6.4 Nos presentes autos de processo disciplinar, o último ato de investigação data de 20.10.2017 e a acusação data de 26.01.2018.

6.5 Nos presentes autos de processo disciplinar, o último ato de instrução é a notificação ao arguido/recorrente da acusação para sua audiência, a qual data de 02.02.2018, conforme consta do Relatório, sendo que este tem data de 25.06.2018.

6.6 Podemos, assim, concluir que nem a acusação foi deduzida 10 dias após a conclusão da investigação nem o relatório foi elaborado 5 dias após o final da instrução.

6.7 Entende-se que a incumprimento destes prazos deve implicar a preclusão de exercício do poder disciplinar pela entidade recorrida, por caducidade do exercício do direito, uma vez que, se se considerar esses prazos como prazos meramente ordenadores está-se a violar o princípio estatuído no artigo 6° da Declaração Universal dos Direitos do Homem, e os artigos 13° e 20°, n° 4 da Constituição da Republica Portuguesa, o que desde já se reclama que seja decretado.

6.8 Ora nos presentes autos de processo disciplinar, o não cumprimentos dos prazos supra referidos acarretou um prolongar deste processo por mais 7 meses. Tendo o Autor durante todo esse tempo sujeito à pressão de ter pendente sobre si um processo disciplinar que, por urgente, deveria ter sido instruído em 45 dias.

Verificamos, assim, que o "prazo razoável" estabelecido constitucionalmente não foi observado no processo disciplinar sub judice.

6.9 Considerando o disposto no artigo 66° por RDPSP e o preceituado no n° 1 do artigo 39° do EDTFP resulta, sem margem para dúvidas, que o processo disciplinar deve "ultimar-se" no prazo de 45 dias; que esse prazo de 45 dias só pode ser excedido por despacho da entidade que o mandou instaurar, sob proposta fundamentada do instrutor e apenas nos casos de especial complexidade".

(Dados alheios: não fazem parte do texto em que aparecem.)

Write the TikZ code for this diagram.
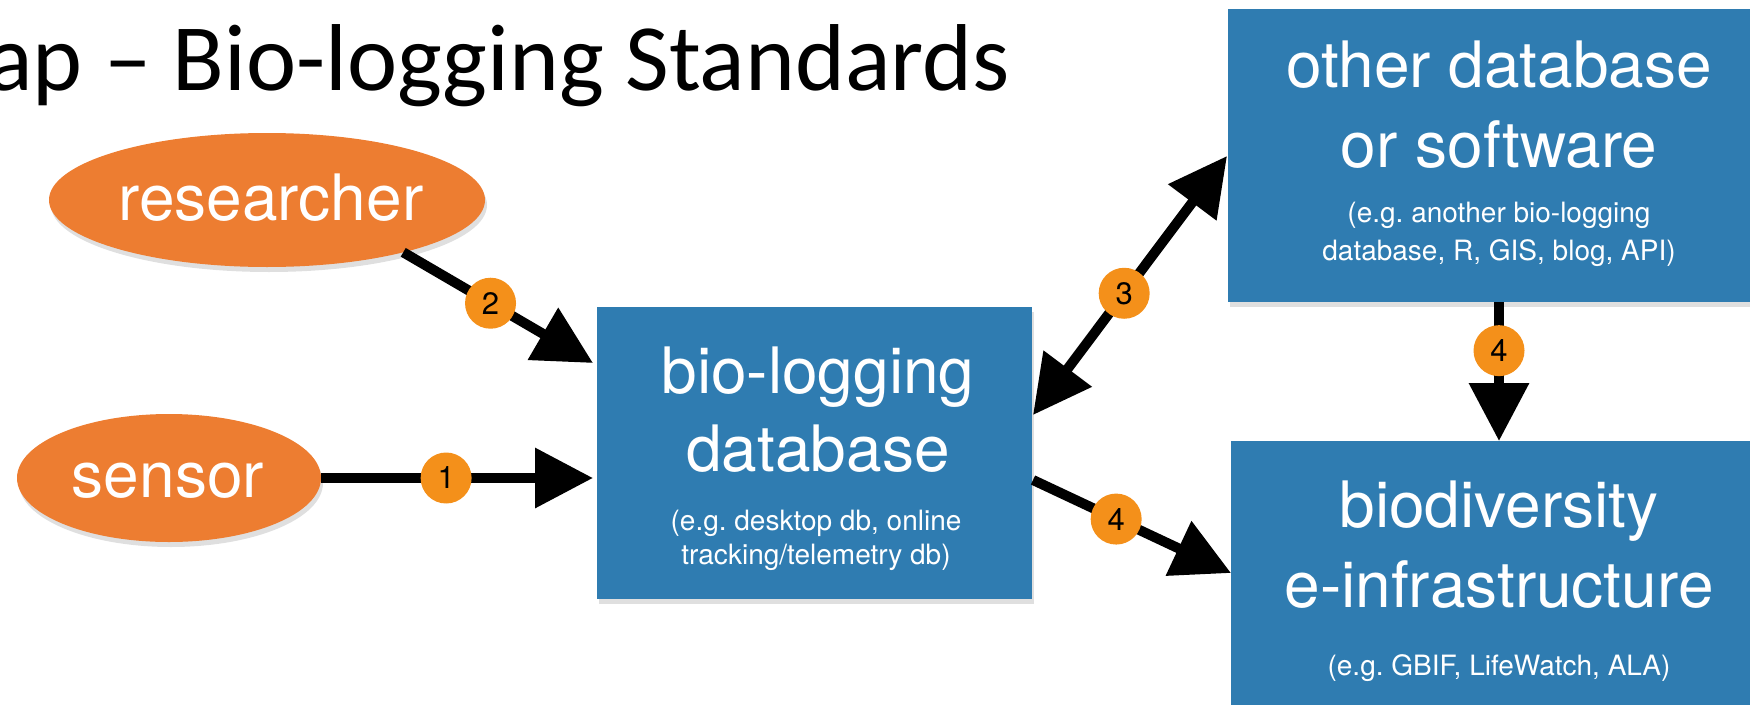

6.10 Ora, nos autos de procedimento disciplinar instaurado pela Ré ao A. não consta qualquer proposta fundamentada do Instrutor a solicitar a prorrogação desse prazo.

Consequentemente, também não consta do mesmo procedimento disciplinar qualquer despacho da entidade que o mandou instaurar a autorizar essa prorrogação, assim como, o referido procedimento disciplinar não está classificado como de "especial complexidade" e nada existe nos autos que possa conduzir a essa classificação.

Assim, no caso do presente procedimento disciplinar, o prazo limite para ultimar, completar, concluir, acabar, fechar, terminar, findar, finalizar a instrução era de 45 dias.

6.11 No que à natureza do processo disciplinar respeita, o RDPSP é omisso.

6.12 Assim, e tendo em atenção o estatuído no referido artigo 66° do RDPSP, aplica- se, quanto à natureza do processo disciplinar, o disposto no n° 4 do artigo 39° do EDTFP, isto é, o processo disciplinar tem natureza urgente, sem prejuízo, contudo, das garantias de audiência e defesa do arguido.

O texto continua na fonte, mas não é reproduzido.